#### Information provided ####

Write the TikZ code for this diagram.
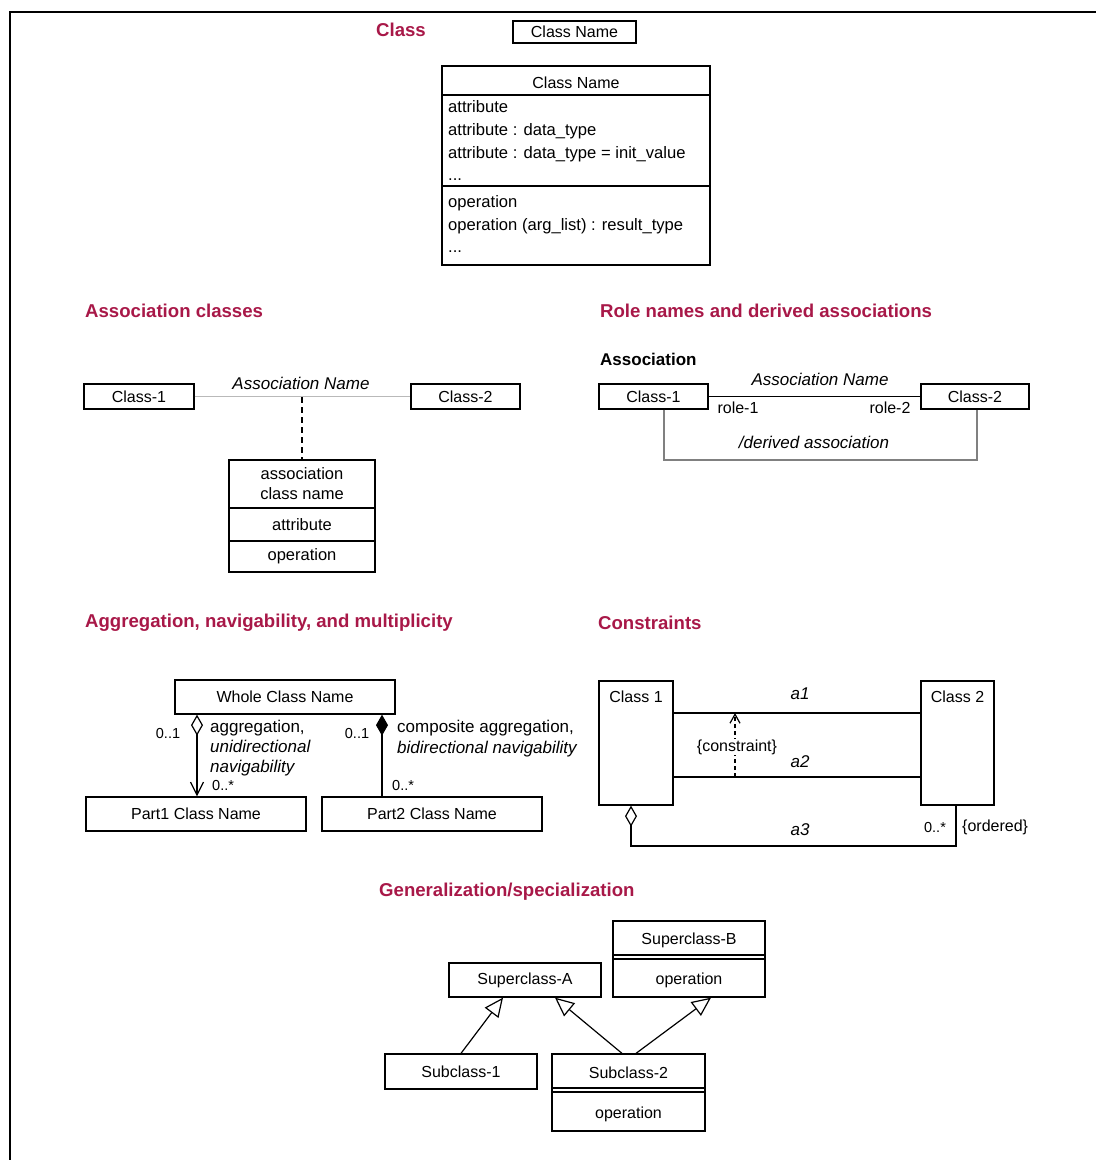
\documentclass[tikz,border=0pt]{standalone}
\usepackage{fontspec}
\setmainfont{Liberation Sans}
\usetikzlibrary{arrows.meta}
\definecolor{titlered}{RGB}{168,24,72}

\begin{document}
\begin{tikzpicture}[x=1pt,y=-1pt,
  font=\fontsize{16}{19}\selectfont,
  box/.style={draw,line width=1.3pt,inner sep=0pt},
  heading/.style={anchor=west,inner sep=0pt,text=titlered,font=\fontsize{18.6}{21}\selectfont\bfseries},
  lbl/.style={inner sep=0pt},
  itl/.style={inner sep=0pt,font=\fontsize{17}{20}\selectfont\itshape},
  mult/.style={inner sep=0pt,font=\fontsize{14.5}{17}\selectfont},
  conn/.style={line width=1.2pt},
  gen/.style={conn,-{Triangle[open,length=19pt,width=17pt]}}]
\useasboundingbox (0,0) rectangle (1096,1160);
\draw[line width=2.5pt] (10,1160) -- (10,12) -- (1096,12);

% class
\node[heading] (tClass) at (376,30) {Class};
\node[box,minimum width=123pt,minimum height=22pt] (cn) at (574.5,32) {Class Name};
\node[box,minimum width=268pt,minimum height=199pt] (full) at (576,165.5) {};
\node[lbl] (fullname) at (576,83) {Class Name};
\draw[conn] (full.west |- 0,95) -- (full.east |- 0,95);
\draw[conn] (full.west |- 0,186) -- (full.east |- 0,186);
\foreach \y/\txt in {112/attribute,135/{attribute : data\_type},158/{attribute : data\_type = init\_value},180/{...},
                      207/operation,230/{operation (arg\_list) : result\_type},252/{...}}
  \node[lbl,anchor=base west,font=\fontsize{16.6}{19}\selectfont] (row\y) at (448,\y) {\txt};

% association classes
\node[heading] (tAssoc) at (85,311) {Association classes};
\node[box,minimum width=110pt,minimum height=25pt] (c1) at (139,396.5) {Class-1};
\node[box,minimum width=109pt,minimum height=25pt] (c2) at (465.5,396.5) {Class-2};
\draw[line width=1.8pt,gray!55] (c1) -- (c2);
\node[itl] (aname) at (301,383) {Association Name};
\coordinate (amid) at (302,397);
\node[box,minimum width=146pt,minimum height=112pt] (acls) at (302,516) {};
\draw[conn,dash pattern=on 6pt off 4pt] (amid) -- (acls.north);
\draw[conn] (acls.west |- 0,508) -- (acls.east |- 0,508);
\draw[conn] (acls.west |- 0,541) -- (acls.east |- 0,541);
\node[lbl,align=center,font=\fontsize{16.5}{20}\selectfont] (aclsname) at (302,484) {association\\class name};
\node[lbl,font=\fontsize{16.5}{20}\selectfont] (aclsattr) at (302,525) {attribute};
\node[lbl,font=\fontsize{16.5}{20}\selectfont] (aclsop) at (302,556) {operation};

% role names
\node[heading] (tRole) at (600,311) {Role names and derived associations};
\node[anchor=west,inner sep=0pt,font=\fontsize{17}{20}\selectfont\bfseries] (tAssocB) at (600,359) {Association};
\node[box,minimum width=109pt,minimum height=25pt] (r1) at (653.5,396.5) {Class-1};
\node[box,minimum width=108pt,minimum height=25pt] (r2) at (975,396.5) {Class-2};
\draw[conn] (r1) -- (r2);
\node[itl] (rname) at (820,379) {Association Name};
\node[lbl] (role1) at (738,408) {role-1};
\node[lbl] (role2) at (890,408) {role-2};
\coordinate (d1) at (664,460);
\coordinate (d2) at (977,460);
\draw[conn,gray] (r1.south -| d1) -- (d1) -- (d2) -- (r2.south -| d2);
\node[itl] (dname) at (814,442) {/derived association};

% aggregation
\node[heading] (tAggr) at (85,623) {Aggregation, navigability, and multiplicity};
\node[box,minimum width=220pt,minimum height=34pt] (whole) at (285,697) {Whole Class Name};
\node[box,minimum width=220pt,minimum height=34pt] (part1) at (196,814) {Part1 Class Name};
\node[box,minimum width=220pt,minimum height=34pt] (part2) at (432,814) {Part2 Class Name};
\coordinate (agg) at (197,0);
\coordinate (cmp) at (382,0);
\draw[conn,{Diamond[open,length=21pt,width=12pt]}-{Straight Barb[length=13pt,width=13pt]}] (whole.south -| agg) -- (part1.north -| agg);
\draw[conn,{Diamond[length=21pt,width=12pt]}-] (whole.south -| cmp) -- (part2.north -| cmp);
\node[mult] (m1) at (168,733) {0..1};
\node[mult,anchor=west] (m2) at (212,785) {0..*};
\node[mult] (m3) at (357,733) {0..1};
\node[mult,anchor=west] (m4) at (392,785) {0..*};
\node[lbl,anchor=base west,font=\fontsize{17}{20}\selectfont] (agtxt) at (210,732) {aggregation,};
\node[itl,anchor=base west] (agtxt2) at (210,752) {unidirectional};
\node[itl,anchor=base west] (agtxt3) at (210,772) {navigability};
\node[lbl,anchor=base west,font=\fontsize{17}{20}\selectfont] (cmtxt) at (397,732) {composite aggregation,};
\node[itl,anchor=base west] (cmtxt2) at (397,753) {bidirectional navigability};

% constraints
\node[heading] (tCons) at (598,623) {Constraints};
\node[box,minimum width=74pt,minimum height=124pt] (k1) at (636,743) {};
\node[box,minimum width=73pt,minimum height=124pt] (k2) at (957.5,743) {};
\node[lbl] (k1name) at (636,697) {Class 1};
\node[lbl] (k2name) at (957.5,697) {Class 2};
\coordinate (ya1) at (0,713);
\coordinate (ya2) at (0,777);
\draw[conn] (k1.east |- ya1) -- (k2.west |- ya1);
\draw[conn] (k1.east |- ya2) -- (k2.west |- ya2);
\node[itl] (a1) at (800,694) {a1};
\node[itl] (a2) at (800,762) {a2};
\coordinate (cb) at (735,777);
\coordinate (ct) at (735,713);
\draw[conn,dash pattern=on 4pt off 3pt,-{Straight Barb[length=9pt,width=10pt]}] (cb) -- (ct);
\node[lbl,fill=white,inner sep=1pt] (cons) at (737,747) {\{constraint\}};
\coordinate (k3a) at (631,846);
\coordinate (k3b) at (956,846);
\draw[conn,{Diamond[open,length=21pt,width=12pt]}-] (k1.south -| k3a) -- (k3a) -- (k3b) -- (k2.south -| k3b);
\node[itl] (a3) at (800,830) {a3};
\node[mult] (m5) at (935,827) {0..*};
\node[lbl,anchor=west] (ord) at (962,827) {\{ordered\}};

% generalization
\node[heading] (tGen) at (379,892) {Generalization/specialization};
\node[box,minimum width=152pt,minimum height=34pt] (supA) at (525,980) {Superclass-A};
\node[box,minimum width=152pt,minimum height=76pt] (supB) at (689,959) {};
\node[lbl] (supBname) at (689,940) {Superclass-B};
\node[lbl] (supBop) at (689,980) {operation};
\draw[conn] (supB.west |- 0,955) -- (supB.east |- 0,955);
\draw[conn] (supB.west |- 0,959) -- (supB.east |- 0,959);
\node[box,minimum width=152pt,minimum height=35pt] (sub1) at (461,1071.5) {Subclass-1};
\node[box,minimum width=153pt,minimum height=77pt] (sub2) at (628.5,1092.5) {};
\node[lbl] (sub2name) at (628.5,1073) {Subclass-2};
\node[lbl] (sub2op) at (628.5,1114) {operation};
\draw[conn] (sub2.west |- 0,1088) -- (sub2.east |- 0,1088);
\draw[conn] (sub2.west |- 0,1092) -- (sub2.east |- 0,1092);
\draw[gen] (sub1.north) -- ([xshift=-22pt]supA.south);
\draw[gen] ([xshift=-6.5pt]sub2.north) -- ([xshift=30pt]supA.south);
\draw[gen] ([xshift=7.5pt]sub2.north) -- ([xshift=22pt]supB.south);
\end{tikzpicture}
\end{document}
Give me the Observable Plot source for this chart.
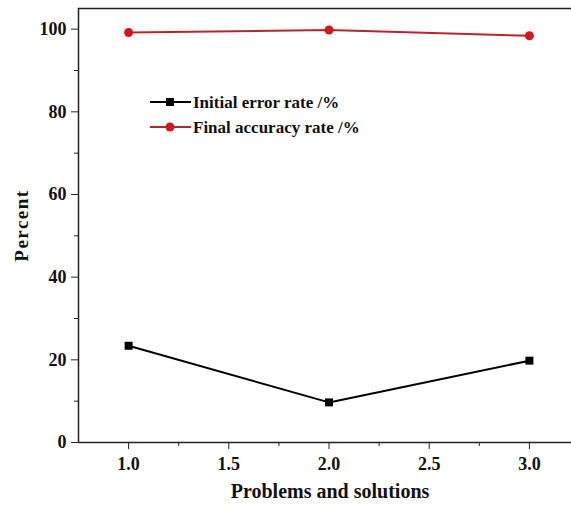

####

Task details. Copy all the records above exactly, but leave out the pictures.

Exercise response.
Write the TikZ code for this diagram.
\documentclass[tikz,border=0pt]{standalone}
\usepackage{fontspec}
\setmainfont{Liberation Sans}
\usetikzlibrary{arrows.meta}
\definecolor{titlered}{RGB}{168,24,72}

\begin{document}
\begin{tikzpicture}[x=1pt,y=-1pt,
  font=\fontsize{16}{19}\selectfont,
  box/.style={draw,line width=1.3pt,inner sep=0pt},
  heading/.style={anchor=west,inner sep=0pt,text=titlered,font=\fontsize{18.6}{21}\selectfont\bfseries},
  lbl/.style={inner sep=0pt},
  itl/.style={inner sep=0pt,font=\fontsize{17}{20}\selectfont\itshape},
  mult/.style={inner sep=0pt,font=\fontsize{14.5}{17}\selectfont},
  conn/.style={line width=1.2pt},
  gen/.style={conn,-{Triangle[open,length=19pt,width=17pt]}}]
\useasboundingbox (0,0) rectangle (1096,1160);
\draw[line width=2.5pt] (10,1160) -- (10,12) -- (1096,12);

% class
\node[heading] (tClass) at (376,30) {Class};
\node[box,minimum width=123pt,minimum height=22pt] (cn) at (574.5,32) {Class Name};
\node[box,minimum width=268pt,minimum height=199pt] (full) at (576,165.5) {};
\node[lbl] (fullname) at (576,83) {Class Name};
\draw[conn] (full.west |- 0,95) -- (full.east |- 0,95);
\draw[conn] (full.west |- 0,186) -- (full.east |- 0,186);
\foreach \y/\txt in {112/attribute,135/{attribute : data\_type},158/{attribute : data\_type = init\_value},180/{...},
                      207/operation,230/{operation (arg\_list) : result\_type},252/{...}}
  \node[lbl,anchor=base west,font=\fontsize{16.6}{19}\selectfont] (row\y) at (448,\y) {\txt};

% association classes
\node[heading] (tAssoc) at (85,311) {Association classes};
\node[box,minimum width=110pt,minimum height=25pt] (c1) at (139,396.5) {Class-1};
\node[box,minimum width=109pt,minimum height=25pt] (c2) at (465.5,396.5) {Class-2};
\draw[line width=1.8pt,gray!55] (c1) -- (c2);
\node[itl] (aname) at (301,383) {Association Name};
\coordinate (amid) at (302,397);
\node[box,minimum width=146pt,minimum height=112pt] (acls) at (302,516) {};
\draw[conn,dash pattern=on 6pt off 4pt] (amid) -- (acls.north);
\draw[conn] (acls.west |- 0,508) -- (acls.east |- 0,508);
\draw[conn] (acls.west |- 0,541) -- (acls.east |- 0,541);
\node[lbl,align=center,font=\fontsize{16.5}{20}\selectfont] (aclsname) at (302,484) {association\\class name};
\node[lbl,font=\fontsize{16.5}{20}\selectfont] (aclsattr) at (302,525) {attribute};
\node[lbl,font=\fontsize{16.5}{20}\selectfont] (aclsop) at (302,556) {operation};

% role names
\node[heading] (tRole) at (600,311) {Role names and derived associations};
\node[anchor=west,inner sep=0pt,font=\fontsize{17}{20}\selectfont\bfseries] (tAssocB) at (600,359) {Association};
\node[box,minimum width=109pt,minimum height=25pt] (r1) at (653.5,396.5) {Class-1};
\node[box,minimum width=108pt,minimum height=25pt] (r2) at (975,396.5) {Class-2};
\draw[conn] (r1) -- (r2);
\node[itl] (rname) at (820,379) {Association Name};
\node[lbl] (role1) at (738,408) {role-1};
\node[lbl] (role2) at (890,408) {role-2};
\coordinate (d1) at (664,460);
\coordinate (d2) at (977,460);
\draw[conn,gray] (r1.south -| d1) -- (d1) -- (d2) -- (r2.south -| d2);
\node[itl] (dname) at (814,442) {/derived association};

% aggregation
\node[heading] (tAggr) at (85,623) {Aggregation, navigability, and multiplicity};
\node[box,minimum width=220pt,minimum height=34pt] (whole) at (285,697) {Whole Class Name};
\node[box,minimum width=220pt,minimum height=34pt] (part1) at (196,814) {Part1 Class Name};
\node[box,minimum width=220pt,minimum height=34pt] (part2) at (432,814) {Part2 Class Name};
\coordinate (agg) at (197,0);
\coordinate (cmp) at (382,0);
\draw[conn,{Diamond[open,length=21pt,width=12pt]}-{Straight Barb[length=13pt,width=13pt]}] (whole.south -| agg) -- (part1.north -| agg);
\draw[conn,{Diamond[length=21pt,width=12pt]}-] (whole.south -| cmp) -- (part2.north -| cmp);
\node[mult] (m1) at (168,733) {0..1};
\node[mult,anchor=west] (m2) at (212,785) {0..*};
\node[mult] (m3) at (357,733) {0..1};
\node[mult,anchor=west] (m4) at (392,785) {0..*};
\node[lbl,anchor=base west,font=\fontsize{17}{20}\selectfont] (agtxt) at (210,732) {aggregation,};
\node[itl,anchor=base west] (agtxt2) at (210,752) {unidirectional};
\node[itl,anchor=base west] (agtxt3) at (210,772) {navigability};
\node[lbl,anchor=base west,font=\fontsize{17}{20}\selectfont] (cmtxt) at (397,732) {composite aggregation,};
\node[itl,anchor=base west] (cmtxt2) at (397,753) {bidirectional navigability};

% constraints
\node[heading] (tCons) at (598,623) {Constraints};
\node[box,minimum width=74pt,minimum height=124pt] (k1) at (636,743) {};
\node[box,minimum width=73pt,minimum height=124pt] (k2) at (957.5,743) {};
\node[lbl] (k1name) at (636,697) {Class 1};
\node[lbl] (k2name) at (957.5,697) {Class 2};
\coordinate (ya1) at (0,713);
\coordinate (ya2) at (0,777);
\draw[conn] (k1.east |- ya1) -- (k2.west |- ya1);
\draw[conn] (k1.east |- ya2) -- (k2.west |- ya2);
\node[itl] (a1) at (800,694) {a1};
\node[itl] (a2) at (800,762) {a2};
\coordinate (cb) at (735,777);
\coordinate (ct) at (735,713);
\draw[conn,dash pattern=on 4pt off 3pt,-{Straight Barb[length=9pt,width=10pt]}] (cb) -- (ct);
\node[lbl,fill=white,inner sep=1pt] (cons) at (737,747) {\{constraint\}};
\coordinate (k3a) at (631,846);
\coordinate (k3b) at (956,846);
\draw[conn,{Diamond[open,length=21pt,width=12pt]}-] (k1.south -| k3a) -- (k3a) -- (k3b) -- (k2.south -| k3b);
\node[itl] (a3) at (800,830) {a3};
\node[mult] (m5) at (935,827) {0..*};
\node[lbl,anchor=west] (ord) at (962,827) {\{ordered\}};

% generalization
\node[heading] (tGen) at (379,892) {Generalization/specialization};
\node[box,minimum width=152pt,minimum height=34pt] (supA) at (525,980) {Superclass-A};
\node[box,minimum width=152pt,minimum height=76pt] (supB) at (689,959) {};
\node[lbl] (supBname) at (689,940) {Superclass-B};
\node[lbl] (supBop) at (689,980) {operation};
\draw[conn] (supB.west |- 0,955) -- (supB.east |- 0,955);
\draw[conn] (supB.west |- 0,959) -- (supB.east |- 0,959);
\node[box,minimum width=152pt,minimum height=35pt] (sub1) at (461,1071.5) {Subclass-1};
\node[box,minimum width=153pt,minimum height=77pt] (sub2) at (628.5,1092.5) {};
\node[lbl] (sub2name) at (628.5,1073) {Subclass-2};
\node[lbl] (sub2op) at (628.5,1114) {operation};
\draw[conn] (sub2.west |- 0,1088) -- (sub2.east |- 0,1088);
\draw[conn] (sub2.west |- 0,1092) -- (sub2.east |- 0,1092);
\draw[gen] (sub1.north) -- ([xshift=-22pt]supA.south);
\draw[gen] ([xshift=-6.5pt]sub2.north) -- ([xshift=30pt]supA.south);
\draw[gen] ([xshift=7.5pt]sub2.north) -- ([xshift=22pt]supB.south);
\end{tikzpicture}
\end{document}
Give me the Observable Plot source for this chart.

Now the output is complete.